- **Data for processing**:
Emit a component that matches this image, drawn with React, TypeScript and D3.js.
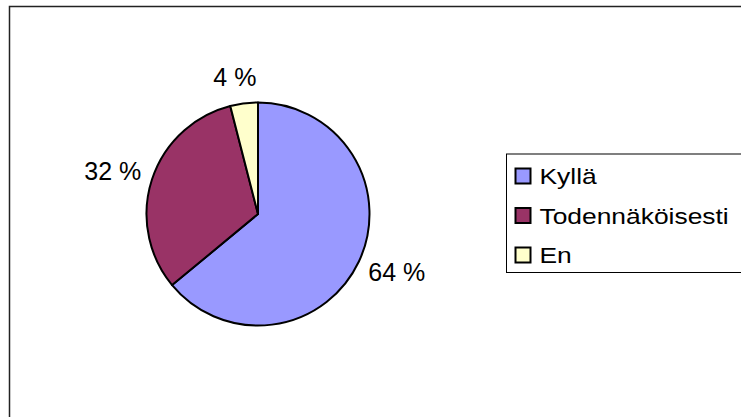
import { useEffect, useRef } from "react";
import * as d3 from "d3";

const categories = ["Kyllä", "Todennäköisesti", "En"];
const values = [64, 32, 4];
const labels = ["64 %", "32 %", "4 %"];
const colors = ["#9999FF", "#993366", "#FFFFCC"];

export default function App() {
  const svgRef = useRef<SVGSVGElement | null>(null);

  useEffect(() => {
    const svg = d3.select(svgRef.current);
    const width = 741;
    const height = 417;
    const font = "Arial, 'Liberation Sans', sans-serif";
    svg.selectAll("*").remove();
    svg.attr("width", width).attr("height", height);

    // chart area frame (right and bottom edges fall outside the picture)
    svg.append("rect")
      .attr("x", 9.5).attr("y", 6.5)
      .attr("width", 800).attr("height", 500)
      .attr("fill", "#fff")
      .attr("stroke", "#222")
      .attr("stroke-width", 1.5);

    const cx = 258;
    const cy = 214;
    const r = 111.5;

    const pie = d3.pie<number>().sort(null).value((d) => d);
    const arcs = pie(values);
    const arc = d3.arc<d3.PieArcDatum<number>>().innerRadius(0).outerRadius(r);

    const g = svg.append("g").attr("transform", `translate(${cx},${cy})`);
    g.selectAll("path")
      .data(arcs)
      .enter()
      .append("path")
      .attr("d", arc)
      .attr("fill", (_, i) => colors[i])
      .attr("stroke", "#000")
      .attr("stroke-width", 2)
      .attr("stroke-linejoin", "round");

    // data labels outside the slices
    const gap = 12;
    arcs.forEach((a, i) => {
      const mid = (a.startAngle + a.endAngle) / 2;
      const dx = Math.sin(mid);
      const dy = -Math.cos(mid);
      const t = g.append("text")
        .attr("font-family", font)
        .attr("font-size", 25)
        .attr("fill", "#000")
        .attr("text-anchor", "middle")
        .text(labels[i]);
      const bb = (t.node() as SVGTextElement).getBBox();
      const x = dx * (r + gap) + Math.sign(dx) * Math.sqrt(Math.abs(dx)) * bb.width / 2;
      const y = dy * (r + gap) + dy * bb.height / 2;
      t.attr("x", x).attr("y", y).attr("dy", "0.35em");
    });

    // legend
    const lx = 506.5;
    const ly = 154;
    const legend = svg.append("g");
    legend.append("rect")
      .attr("x", lx).attr("y", ly)
      .attr("width", 300).attr("height", 118.5)
      .attr("fill", "#fff")
      .attr("stroke", "#000")
      .attr("stroke-width", 1);

    const rowY = d3.scalePoint<string>()
      .domain(categories)
      .range([ly + 22, ly + 101]);

    categories.forEach((c, i) => {
      const y = rowY(c)!;
      legend.append("rect")
        .attr("x", lx + 9).attr("y", y - 7.5)
        .attr("width", 15).attr("height", 15)
        .attr("fill", colors[i])
        .attr("stroke", "#000")
        .attr("stroke-width", 2);
      legend.append("text")
        .attr("transform", `translate(${lx + 33},${y + 8}) scale(1.2,1)`)
        .attr("font-family", font)
        .attr("font-size", 22)
        .attr("fill", "#000")
        .text(c);
    });
  }, []);

  return (
    <svg
      ref={svgRef}
      style={{ position: "absolute", left: 0, top: 0, background: "#fff" }}
    />
  );
}
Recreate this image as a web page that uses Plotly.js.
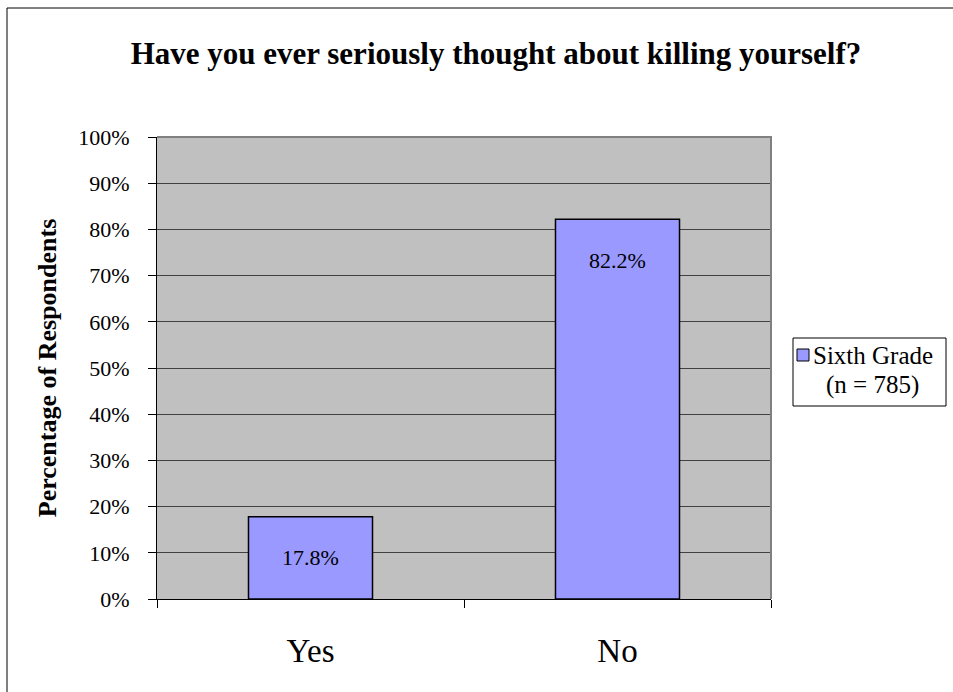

- **Task prompt**: The word "that" may appear on some lines of these records; state how many such lines there are, and nothing else.

- **Problem solution**: 2